Ha! (to your last part.) So sorry to have assumed! (and I totally didn't look at which forum this was, so no virtue on my part...). I completely retract.
Not to get all meta on you, but I think some of what you call inefficiency is inevitable revision. No one gets writing right the first time; you always have to go back and rework. You're not going to be able to avoid realizing, hey, this issue is more important, I need to go back and add it. And once you add it, you'll probably have to re-do some of the organization. That's inevitable. And personally I do a lot of rereading and rehashing of cases - I never get it all on the first read-through, and I don't think anyone can. However, I have always been of the "spew material on the paper, then clean it up" school of writing; pre-planning doesn't work very well for me, and revision is crucially, crucially important.
When I was in LS, I found Scrivener a really helpful piece of software, because of how it allows you to organize your materials; I could import all my cases and organize them by issue, and draft different sections of the piece separately and move them around before committing to a particular organization. I don't use it now mostly because it's not supported anywhere I've worked (and I didn't think it would fly to save materials in a format no one else uses). But I miss it.
This is what I usually do now: I just start with a .doc file of plain old notes. I create basic headings (if it were for the Lemon test, they would probably be "secular purpose," "advance/inhibit," "entanglement") just by typing them in bold. Under each one, I list the cases that are relevant with either a paraphrased parenthetical (say, "prayer at football game fails secular purpose prong") or a quote from the case (I often cut and paste big chunks so I have pertinent language at my fingertips). If the topic's really complex I sometimes separate cases according to in-jurisidiction, out of jurisdiction-state, out of jurisdiction-federal. I just look for cases and read them to begin with (or treatises or statutes or whatever).
Once I start to feel like I've really synthesized that raw material, I usually start writing rule statements with cites/support. ("The secular purpose prong under Lemon requires...." See Smith v. Doe, 12 F.17d 63 etc.) And then I'll apply them. ("Here, the secular purpose prong is not met because...") I don't do this in any particular order; just as the understanding comes to me. So I might write up a whole section about the secular purpose prong and how it applies to the facts at hand while I'm still reading/researching about entanglement. (When to stop researching: when you keep coming across the same cases/rules.)
Once I've come up with all these kinds of building blocks, I compile them in whatever way makes the most sense. So, for instance, the Lemon test is usually written with the entanglement prong last, but if the entanglement and advance/inhibit analyses are really easy in this case, I might put them first just to get them out of the way (e.g., "Here, the entanglement prong is satisfied because... Likewise, the advance/inhibit prong is satisfied because... However, the secular purpose prong is more complicated [and go into a more detailed, extensive discussion of secular purpose].") Also, the order I put them in the writing has nothing to do with the order in which I wrote them.
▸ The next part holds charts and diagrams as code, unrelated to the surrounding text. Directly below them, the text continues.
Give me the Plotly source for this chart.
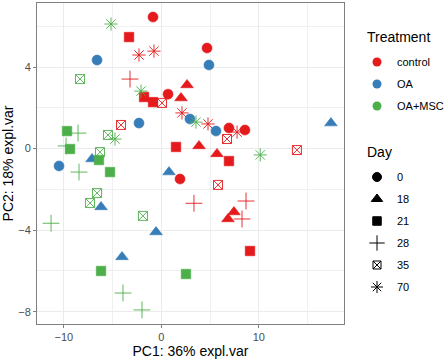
import plotly.graph_objects as go

treatments = ["control", "OA", "OA+MSC"]
days = ["0", "18", "21", "28", "35", "70"]
colors = {"control": "#E41A1C", "OA": "#377EB8", "OA+MSC": "#4DAF4A"}

# control
ctrl_d0_x = [-0.85, 4.69, 0.69, 6.94, 8.58, 1.92]
ctrl_d0_y = [6.45, 4.93, 2.67, 1.01, 0.91, -1.49]
ctrl_d18_x = [2.64, 2.02, 3.87, 5.71, 7.45, 6.84]
ctrl_d18_y = [3.12, 2.48, 0.13, -0.26, -3.11, -3.45]
ctrl_d21_x = [-3.31, -1.77, -0.85, 1.51, 6.94, 9.10]
ctrl_d21_y = [5.47, 2.53, 2.28, 0.08, -0.61, -5.02]
ctrl_d28_x = [-3.21, 3.35, 8.69, 8.28]
ctrl_d28_y = [3.41, -2.68, -2.57, -3.45]
ctrl_d35_x = [0.07, -4.13, 6.74, 13.91, 5.82]
ctrl_d35_y = [2.24, 1.16, 0.47, -0.07, -1.78]
ctrl_d70_x = [-2.29, -0.75, 2.12, 4.79, 7.77]
ctrl_d70_y = [4.59, 4.78, 1.75, 1.21, 0.81]

# OA
oa_d0_x = [-6.59, 4.89, -2.29, 2.94, 5.61, -10.49]
oa_d0_y = [4.34, 4.10, 1.25, 1.45, 0.86, -0.85]
oa_d18_x = [17.40, 0.79, -7.11, -6.18, -0.54, -4.03]
oa_d18_y = [1.25, -1.15, -0.51, -2.86, -4.09, -5.31]

# OA+MSC
msc_d21_x = [-9.67, -9.36, -6.39, -5.26, -6.18, 2.53]
msc_d21_y = [0.86, -0.02, -0.56, -1.15, -6.0, -6.15]
msc_d28_x = [-8.54, -9.77, -8.44, -11.31, -3.93, -1.98]
msc_d28_y = [0.76, 0.13, -1.15, -3.66, -7.08, -7.91]
msc_d35_x = [-8.34, -5.47, -6.29, -6.59, -7.31, -1.88]
msc_d35_y = [3.41, 0.67, -0.17, -2.18, -2.67, -3.30]
msc_d70_x = [-5.16, -2.08, -4.75, 3.56, 10.15]
msc_d70_y = [6.11, 2.82, 0.47, 1.30, -0.31]

symbols = {"0": "circle", "18": "triangle-up", "21": "square",
           "28": "cross-thin-open", "35": "square-x-open", "70": "asterisk-open"}
sizes = {"0": 10, "18": 11, "21": 9.5, "28": 12, "35": 9, "70": 11}

series = [
    ("control", "0", ctrl_d0_x, ctrl_d0_y),
    ("control", "18", ctrl_d18_x, ctrl_d18_y),
    ("control", "21", ctrl_d21_x, ctrl_d21_y),
    ("control", "28", ctrl_d28_x, ctrl_d28_y),
    ("control", "35", ctrl_d35_x, ctrl_d35_y),
    ("control", "70", ctrl_d70_x, ctrl_d70_y),
    ("OA", "0", oa_d0_x, oa_d0_y),
    ("OA", "18", oa_d18_x, oa_d18_y),
    ("OA+MSC", "21", msc_d21_x, msc_d21_y),
    ("OA+MSC", "28", msc_d28_x, msc_d28_y),
    ("OA+MSC", "35", msc_d35_x, msc_d35_y),
    ("OA+MSC", "70", msc_d70_x, msc_d70_y),
]

fig = go.Figure()
for tr, d, xs, ys in series:
    sym = symbols[d]
    open_sym = sym.endswith("open")
    fig.add_trace(go.Scatter(
        x=xs, y=ys, mode="markers", showlegend=False,
        marker=dict(symbol=sym, size=sizes[d], color=colors[tr],
                    line=dict(width=0.9 if open_sym else 0.6, color=colors[tr])),
    ))

W, H = 447, 361
LEG_X = 357  # px, left of each legend box
legend_layouts = {}
k = 0
for i, tr in enumerate(treatments):
    k += 1
    lid = "legend" if k == 1 else "legend%d" % k
    fig.add_trace(go.Scatter(
        x=[None], y=[None], mode="markers", name=tr, legend=lid,
        marker=dict(symbol="circle", size=9, color=colors[tr]),
    ))
    legend_layouts[lid] = dict(xref="container", yref="container",
                               x=LEG_X / W, y=1 - (62 + 22 * i) / H,
                               xanchor="left", yanchor="middle",
                               font=dict(size=11), bgcolor="rgba(0,0,0,0)")
for i, d in enumerate(days):
    k += 1
    lid = "legend%d" % k
    fig.add_trace(go.Scatter(
        x=[None], y=[None], mode="markers", name=d, legend=lid,
        marker=dict(symbol=symbols[d], size=sizes[d] - 1, color="black",
                    line=dict(width=1, color="black")),
    ))
    legend_layouts[lid] = dict(xref="container", yref="container",
                               x=LEG_X / W, y=1 - (177 + 22 * i) / H,
                               xanchor="left", yanchor="middle",
                               font=dict(size=11), bgcolor="rgba(0,0,0,0)")

axis_common = dict(
    showgrid=True, gridcolor="#EBEBEB", gridwidth=1,
    zeroline=False, showline=True, mirror=True, linecolor="#7F7F7F", linewidth=1,
    ticks="outside", ticklen=3, tickcolor="#7F7F7F", automargin=False,
    tickfont=dict(family="Liberation Sans, Arial", size=11, color="#4D4D4D"),
)

fig.update_layout(
    width=W, height=H,
    margin=dict(l=37, r=103, t=3, b=37, autoexpand=False),
    paper_bgcolor="white", plot_bgcolor="white",
    font=dict(family="Liberation Sans, Arial", color="black"),
    xaxis=dict(range=[-12.75, 18.74], tickvals=[-10, 0, 10],
               minor=dict(dtick=5, tick0=0, showgrid=True, gridcolor="#F0F0F0", gridwidth=0.7, ticks=""),
               title=dict(text="PC1: 36% expl.var", font=dict(size=14), standoff=1),
               **axis_common),
    yaxis=dict(range=[-8.6, 7.14], tickvals=[-8, -4, 0, 4],
               minor=dict(dtick=2, tick0=0, showgrid=True, gridcolor="#F0F0F0", gridwidth=0.7, ticks=""),
               title=dict(text="PC2: 18% expl.var", font=dict(size=14), standoff=2),
               **axis_common),
    annotations=[
        dict(text="Treatment", xref="paper", yref="paper", x=(365 - 37) / 307, y=1 - (37 - 3) / 321,
             xanchor="left", yanchor="middle", showarrow=False, font=dict(size=14)),
        dict(text="Day", xref="paper", yref="paper", x=(365 - 37) / 307, y=1 - (152 - 3) / 321,
             xanchor="left", yanchor="middle", showarrow=False, font=dict(size=14)),
    ],
    **legend_layouts,
)

fig.write_html("out.html", config={"displayModeBar": False},
               post_script="document.body.style.margin='0';document.body.style.overflow='hidden';")
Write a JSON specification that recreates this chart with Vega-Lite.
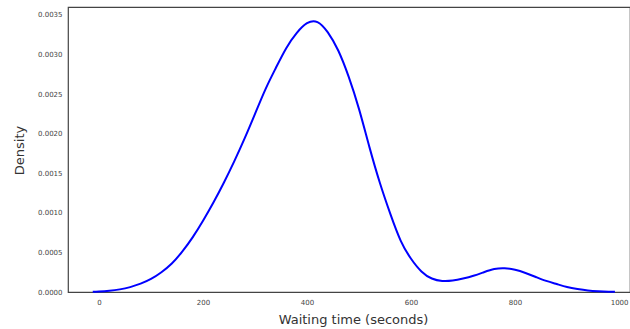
{
  "$schema": "https://vega.github.io/schema/vega-lite/v6.json",
  "width": 562,
  "height": 285,
  "autosize": {"type": "none"},
  "padding": {"left": 68, "top": 7, "right": 0, "bottom": 37},
  "background": "white",
  "config": {
    "view": {"stroke": "#444444", "strokeWidth": 1.2},
    "font": "DejaVu Sans"
  },
  "data": {
    "values": [
      {"x": -12, "y": 0.000004},
      {"x": 0, "y": 0.000007},
      {"x": 20, "y": 0.000016},
      {"x": 40, "y": 0.000033},
      {"x": 60, "y": 0.000062},
      {"x": 80, "y": 0.000105},
      {"x": 100, "y": 0.000165},
      {"x": 120, "y": 0.00025},
      {"x": 140, "y": 0.00036},
      {"x": 160, "y": 0.00051},
      {"x": 180, "y": 0.00069},
      {"x": 200, "y": 0.0009},
      {"x": 220, "y": 0.00113},
      {"x": 240, "y": 0.00138},
      {"x": 260, "y": 0.00165},
      {"x": 280, "y": 0.00194},
      {"x": 300, "y": 0.00225},
      {"x": 320, "y": 0.00256},
      {"x": 340, "y": 0.00283},
      {"x": 360, "y": 0.00308},
      {"x": 380, "y": 0.00327},
      {"x": 400, "y": 0.003395},
      {"x": 420, "y": 0.00341},
      {"x": 440, "y": 0.00328},
      {"x": 460, "y": 0.00305},
      {"x": 480, "y": 0.00272},
      {"x": 500, "y": 0.00231},
      {"x": 520, "y": 0.00183},
      {"x": 540, "y": 0.00138},
      {"x": 560, "y": 0.00099},
      {"x": 580, "y": 0.00065},
      {"x": 600, "y": 0.00042},
      {"x": 620, "y": 0.00026},
      {"x": 640, "y": 0.00017},
      {"x": 660, "y": 0.00014},
      {"x": 680, "y": 0.000145},
      {"x": 700, "y": 0.00017},
      {"x": 720, "y": 0.000205},
      {"x": 740, "y": 0.00025},
      {"x": 760, "y": 0.00029},
      {"x": 780, "y": 0.0003},
      {"x": 800, "y": 0.00028},
      {"x": 820, "y": 0.00024},
      {"x": 840, "y": 0.00019},
      {"x": 860, "y": 0.00014},
      {"x": 880, "y": 0.0001},
      {"x": 900, "y": 0.000063},
      {"x": 920, "y": 0.000038},
      {"x": 940, "y": 0.00002},
      {"x": 960, "y": 0.00001},
      {"x": 980, "y": 0.000004},
      {"x": 992, "y": 0.000002}
    ]
  },
  "mark": {"type": "line", "color": "#0000ff", "strokeWidth": 2, "interpolate": "natural"},
  "encoding": {
    "x": {
      "field": "x",
      "type": "quantitative",
      "scale": {"domain": [-59.6, 1021], "nice": false, "zero": false},
      "axis": {
        "values": [0, 200, 400, 600, 800, 1000],
        "format": "d",
        "title": "Waiting time (seconds)",
        "titleFontSize": 13,
        "titleFontWeight": "normal",
        "titleColor": "#333333",
        "titlePadding": 8,
        "titleX": 285,
        "labelFontSize": 7,
        "labelColor": "#444444",
        "labelPadding": 6,
        "domain": false,
        "ticks": false,
        "grid": false
      }
    },
    "y": {
      "field": "y",
      "type": "quantitative",
      "scale": {"domain": [0, 0.0036], "nice": false},
      "axis": {
        "values": [0, 0.0005, 0.001, 0.0015, 0.002, 0.0025, 0.003, 0.0035],
        "format": ".4f",
        "title": "Density",
        "titleFontSize": 13,
        "titleFontWeight": "normal",
        "titleColor": "#333333",
        "titleX": -49,
        "titleY": 143,
        "titleBaseline": "middle",
        "titleAlign": "center",
        "labelFontSize": 7,
        "labelColor": "#444444",
        "labelPadding": 6,
        "domain": false,
        "ticks": false,
        "grid": false
      }
    }
  }
}
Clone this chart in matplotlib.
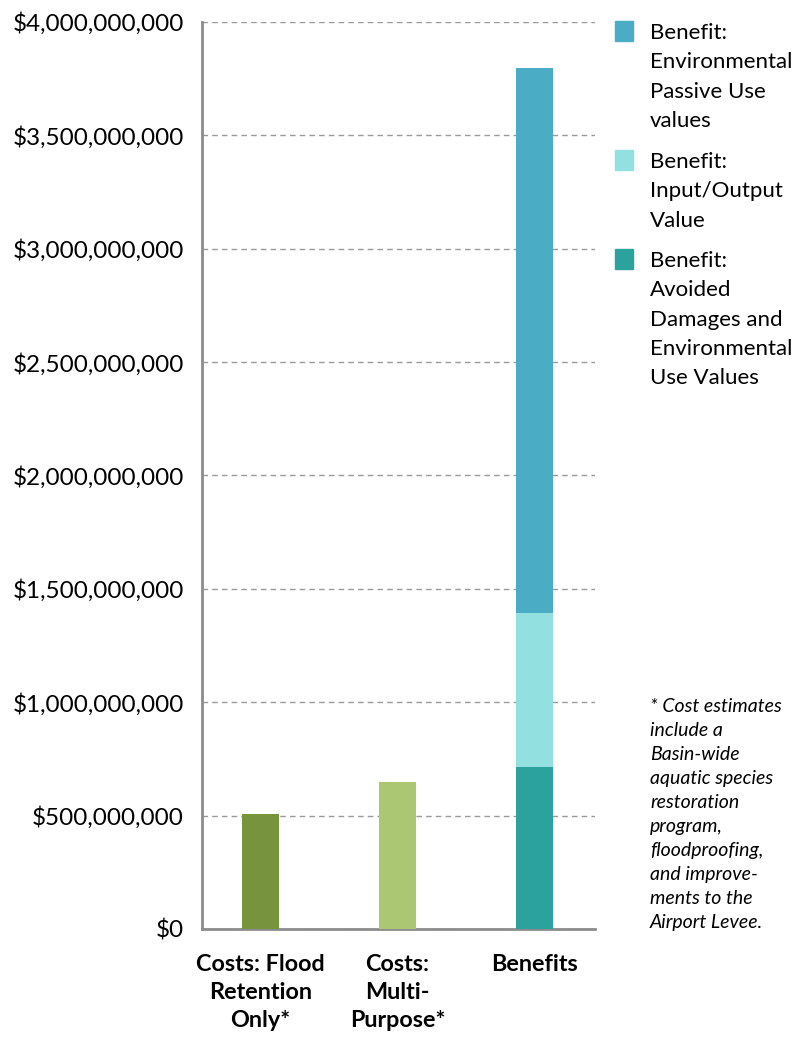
import matplotlib
matplotlib.use("Agg")
from matplotlib import pyplot as plt
from matplotlib.patches import Rectangle
from matplotlib.ticker import FuncFormatter

plt.rcParams['font.family'] = ['Lato', 'DejaVu Sans']

### data (dollars)
categories = ["Costs: Flood\nRetention\nOnly*", "Costs:\nMulti-\nPurpose*", "Benefits"]
cost_values = [507e6, 647e6]
benefit_avoided = 714e6
benefit_io = 681e6
benefit_passive = 2402e6

legend_labels = ["Benefit:\nEnvironmental\nPassive Use\nvalues",
                 "Benefit:\nInput/Output\nValue",
                 "Benefit:\nAvoided\nDamages and\nEnvironmental\nUse Values"]
footnote = ("* Cost estimates\ninclude a\nBasin-wide\naquatic species\nrestoration\n"
            "program,\nfloodproofing,\nand improve-\nments to the\nAirport Levee.")

### colours
c_cost1 = "#77933C"
c_cost2 = "#ACC774"
c_avoided = "#2BA39C"
c_io = "#93E0E0"
c_passive = "#4BACC6"

fig = plt.figure(figsize=(8, 10.4), dpi=100)
ax = fig.add_axes([202/800, 111/1040, 393/800, 907/1040])

w = 0.27
ax.bar([0], cost_values[0], width=w, color=c_cost1, zorder=3)
ax.bar([1], cost_values[1], width=w, color=c_cost2, zorder=3)
ax.bar([2], benefit_avoided, width=w, color=c_avoided, zorder=3)
ax.bar([2], benefit_io, width=w, bottom=benefit_avoided, color=c_io, zorder=3)
ax.bar([2], benefit_passive, width=w, bottom=benefit_avoided + benefit_io,
       color=c_passive, zorder=3)

ax.set_xlim(-0.427, 2.44)
ax.set_ylim(0, 4e9)
ax.set_yticks([i * 5e8 for i in range(9)])
ax.yaxis.set_major_formatter(FuncFormatter(lambda v, p: "${:,.0f}".format(v)))
ax.set_xticks([0, 1, 2])
ax.set_xticklabels(categories, fontweight="bold", fontsize=16.8, linespacing=1.42)

ax.yaxis.grid(True, linestyle=(0, (4, 3)), color="#999999", linewidth=1, zorder=0)
for s in ["top", "right"]:
    ax.spines[s].set_visible(False)
for s in ["left", "bottom"]:
    ax.spines[s].set_color("#8c8c8c")
    ax.spines[s].set_linewidth(2)
ax.tick_params(axis='y', length=0, pad=13, labelsize=17.5)
ax.tick_params(axis='x', length=0, pad=18)

### legend drawn by hand so squares sit beside the first line
leg_colors = [c_passive, c_io, c_avoided]
leg_tops = [21, 150, 249]
for lab, col, top in zip(legend_labels, leg_colors, leg_tops):
    fig.patches.append(Rectangle((615/800, 1 - (top + 20)/1040), 18/800, 20/1040,
                                 transform=fig.transFigure, color=col))
    fig.text(650/800, 1 - (top + 2)/1040, lab, fontsize=16, va="top", ha="left",
             linespacing=1.58)

fig.text(650/800, 1 - 698/1040, footnote, fontsize=14, style="italic",
         va="top", ha="left", linespacing=1.5)

plt.savefig("out.png", dpi=100)
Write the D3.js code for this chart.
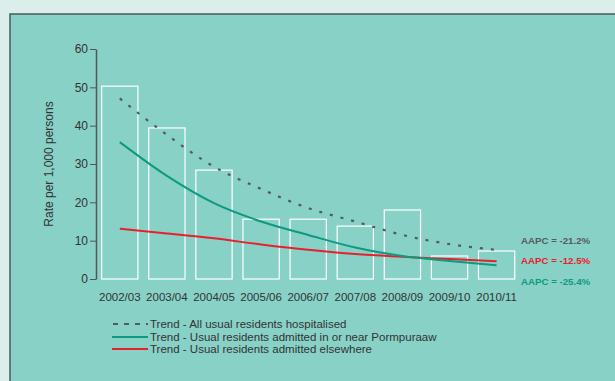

I frequently think I will need more or fewer headings/subheadings than I end up using. I might think, oh, three headings for the three Lemon test prongs, but then when it comes to one of them, there may be multiple tests for a particular prong and so I end up needing to subdivide further and have different subheadings for each test (my analogy's breaking down because I don't remember much about Lemon!). I don't usually make those decisions ahead of time, I wait till I've done most of the research and am writing. But some of that depends on how well I know the area; some issues that I know well, I know ahead of time what I need to cover, and it's easier to pre-outline than if I'm dealing with a new area of law.
Personally, I would fail miserably at writing out the first sentences to each paragraph before writing, because my brain just doesn't work that way. I don't outline in that much detail, because I can't; I don't figure out what I'm going to say ahead of time, I have to try to write it out before I know what I'm arguing. I do sometimes roughly outline sub-issues, but it's usually because I've been trying to write about something and it's not working, so it's more taking the material I already have and organizing it, rather than picking an organization before I have the material. But other people work differently. While I think people can learn and adapt various methods, at a certain level I think you have to accept the way your mind works. Even from grade school, I never outlined before writing (and in fact, I didn't really outline for final exams in LS). But I do know some people (not in law) who have to work everything out in their head before they put it on paper, and once they do, they do very little revision on paper. That sounds more efficient, but it usually doesn't take them any less time than it takes me, overall - I just start putting things on paper sooner.
I have no idea if that's at all helpful. And sorry to go on so long - I just have spent a lot of my professional (pre-LS) life writing, and thinking about writing and how to write more efficiently. Not saying any of the above comments will help anyone else do so, just that I invariably have a lot to say on the topic.